▶ [WHAT THE EXERCISE ASKS]
Reproduce exactly and only the lines running from the one with "What matplotlib code" through the one with "bg.set_xlim(0, W); bg.set_ylim(H, 0);", both end lines included.

▶ [INFORMATION SUPPLIED]
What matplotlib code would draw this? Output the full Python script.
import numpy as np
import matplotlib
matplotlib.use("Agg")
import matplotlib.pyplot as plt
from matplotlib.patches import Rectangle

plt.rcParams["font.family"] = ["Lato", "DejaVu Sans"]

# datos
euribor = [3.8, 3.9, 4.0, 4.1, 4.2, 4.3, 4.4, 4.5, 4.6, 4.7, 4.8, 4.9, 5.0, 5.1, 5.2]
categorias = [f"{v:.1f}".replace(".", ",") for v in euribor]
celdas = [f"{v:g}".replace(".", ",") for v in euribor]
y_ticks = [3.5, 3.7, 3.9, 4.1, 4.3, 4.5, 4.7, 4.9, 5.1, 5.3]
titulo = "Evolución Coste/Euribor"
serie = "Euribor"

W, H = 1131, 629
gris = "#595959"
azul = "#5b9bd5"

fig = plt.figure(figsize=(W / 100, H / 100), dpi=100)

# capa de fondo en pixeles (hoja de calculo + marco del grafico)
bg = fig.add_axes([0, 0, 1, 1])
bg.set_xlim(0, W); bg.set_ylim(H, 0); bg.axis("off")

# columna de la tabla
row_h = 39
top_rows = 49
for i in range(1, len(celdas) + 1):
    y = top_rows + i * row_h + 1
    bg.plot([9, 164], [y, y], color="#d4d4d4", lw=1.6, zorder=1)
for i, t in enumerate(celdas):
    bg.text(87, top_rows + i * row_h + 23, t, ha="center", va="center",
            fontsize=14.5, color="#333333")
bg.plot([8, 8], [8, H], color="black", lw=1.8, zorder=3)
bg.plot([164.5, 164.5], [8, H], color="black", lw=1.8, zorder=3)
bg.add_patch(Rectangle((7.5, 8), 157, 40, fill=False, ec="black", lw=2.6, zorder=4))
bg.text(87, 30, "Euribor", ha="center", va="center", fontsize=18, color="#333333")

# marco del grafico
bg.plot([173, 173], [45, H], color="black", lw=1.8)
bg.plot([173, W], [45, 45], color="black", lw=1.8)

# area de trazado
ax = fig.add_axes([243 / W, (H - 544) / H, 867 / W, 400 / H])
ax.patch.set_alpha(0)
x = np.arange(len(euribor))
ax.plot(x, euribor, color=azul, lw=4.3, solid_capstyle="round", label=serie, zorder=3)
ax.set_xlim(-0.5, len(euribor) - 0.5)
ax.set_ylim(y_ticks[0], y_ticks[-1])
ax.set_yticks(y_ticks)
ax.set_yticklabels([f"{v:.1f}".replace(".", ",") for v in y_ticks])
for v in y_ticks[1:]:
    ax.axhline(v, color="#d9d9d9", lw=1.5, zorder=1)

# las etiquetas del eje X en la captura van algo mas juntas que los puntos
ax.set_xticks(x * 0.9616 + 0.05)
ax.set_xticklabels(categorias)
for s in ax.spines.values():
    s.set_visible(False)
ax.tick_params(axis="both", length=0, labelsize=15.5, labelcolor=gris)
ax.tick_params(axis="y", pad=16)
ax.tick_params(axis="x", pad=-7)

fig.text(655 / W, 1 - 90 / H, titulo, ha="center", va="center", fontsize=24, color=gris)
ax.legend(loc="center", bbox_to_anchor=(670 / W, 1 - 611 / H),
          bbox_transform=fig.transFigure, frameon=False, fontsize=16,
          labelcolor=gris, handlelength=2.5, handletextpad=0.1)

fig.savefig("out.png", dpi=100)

==

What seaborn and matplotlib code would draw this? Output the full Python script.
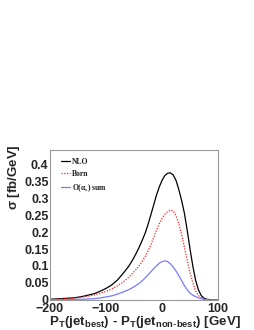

---

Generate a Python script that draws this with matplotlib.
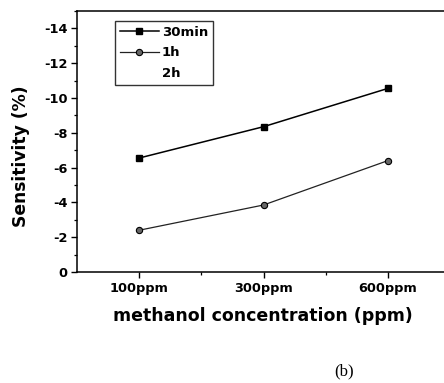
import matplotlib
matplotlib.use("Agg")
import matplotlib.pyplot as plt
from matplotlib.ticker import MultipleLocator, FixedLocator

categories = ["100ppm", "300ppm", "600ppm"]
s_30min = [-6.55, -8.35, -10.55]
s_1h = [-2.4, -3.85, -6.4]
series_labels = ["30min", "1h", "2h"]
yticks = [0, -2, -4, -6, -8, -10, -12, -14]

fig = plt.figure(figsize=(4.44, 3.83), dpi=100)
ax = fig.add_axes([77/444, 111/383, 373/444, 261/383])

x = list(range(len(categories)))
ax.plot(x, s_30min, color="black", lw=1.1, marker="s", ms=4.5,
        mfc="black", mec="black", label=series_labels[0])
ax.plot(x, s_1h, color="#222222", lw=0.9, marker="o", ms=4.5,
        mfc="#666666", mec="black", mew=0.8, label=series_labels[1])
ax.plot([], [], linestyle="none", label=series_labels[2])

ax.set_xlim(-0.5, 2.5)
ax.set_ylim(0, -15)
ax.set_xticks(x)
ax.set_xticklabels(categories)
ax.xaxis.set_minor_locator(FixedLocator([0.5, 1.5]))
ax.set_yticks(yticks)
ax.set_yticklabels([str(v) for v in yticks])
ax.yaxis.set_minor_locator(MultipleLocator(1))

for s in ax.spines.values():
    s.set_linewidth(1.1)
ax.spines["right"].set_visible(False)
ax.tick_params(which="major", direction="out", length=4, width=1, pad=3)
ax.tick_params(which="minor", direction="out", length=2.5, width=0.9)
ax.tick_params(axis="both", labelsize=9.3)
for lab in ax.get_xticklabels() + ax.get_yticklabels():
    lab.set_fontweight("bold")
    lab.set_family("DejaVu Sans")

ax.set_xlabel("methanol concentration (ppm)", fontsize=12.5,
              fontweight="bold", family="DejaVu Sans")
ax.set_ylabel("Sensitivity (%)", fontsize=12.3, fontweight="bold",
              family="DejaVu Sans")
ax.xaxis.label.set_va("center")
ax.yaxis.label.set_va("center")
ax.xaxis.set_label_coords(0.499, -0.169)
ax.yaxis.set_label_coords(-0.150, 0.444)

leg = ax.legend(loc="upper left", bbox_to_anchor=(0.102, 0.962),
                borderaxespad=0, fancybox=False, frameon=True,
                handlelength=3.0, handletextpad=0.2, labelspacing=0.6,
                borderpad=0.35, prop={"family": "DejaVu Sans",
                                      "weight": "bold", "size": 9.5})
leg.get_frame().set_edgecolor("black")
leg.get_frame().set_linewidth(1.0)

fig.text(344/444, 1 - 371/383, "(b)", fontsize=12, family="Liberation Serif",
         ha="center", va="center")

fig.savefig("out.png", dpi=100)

▶ [ANSWER FOR THIS EXERCISE]
What matplotlib code would draw this? Output the full Python script.
import numpy as np
import matplotlib
matplotlib.use("Agg")
import matplotlib.pyplot as plt
from matplotlib.patches import Rectangle

plt.rcParams["font.family"] = ["Lato", "DejaVu Sans"]

# datos
euribor = [3.8, 3.9, 4.0, 4.1, 4.2, 4.3, 4.4, 4.5, 4.6, 4.7, 4.8, 4.9, 5.0, 5.1, 5.2]
categorias = [f"{v:.1f}".replace(".", ",") for v in euribor]
celdas = [f"{v:g}".replace(".", ",") for v in euribor]
y_ticks = [3.5, 3.7, 3.9, 4.1, 4.3, 4.5, 4.7, 4.9, 5.1, 5.3]
titulo = "Evolución Coste/Euribor"
serie = "Euribor"

W, H = 1131, 629
gris = "#595959"
azul = "#5b9bd5"

fig = plt.figure(figsize=(W / 100, H / 100), dpi=100)

# capa de fondo en pixeles (hoja de calculo + marco del grafico)
bg = fig.add_axes([0, 0, 1, 1])
bg.set_xlim(0, W); bg.set_ylim(H, 0); bg.axis("off")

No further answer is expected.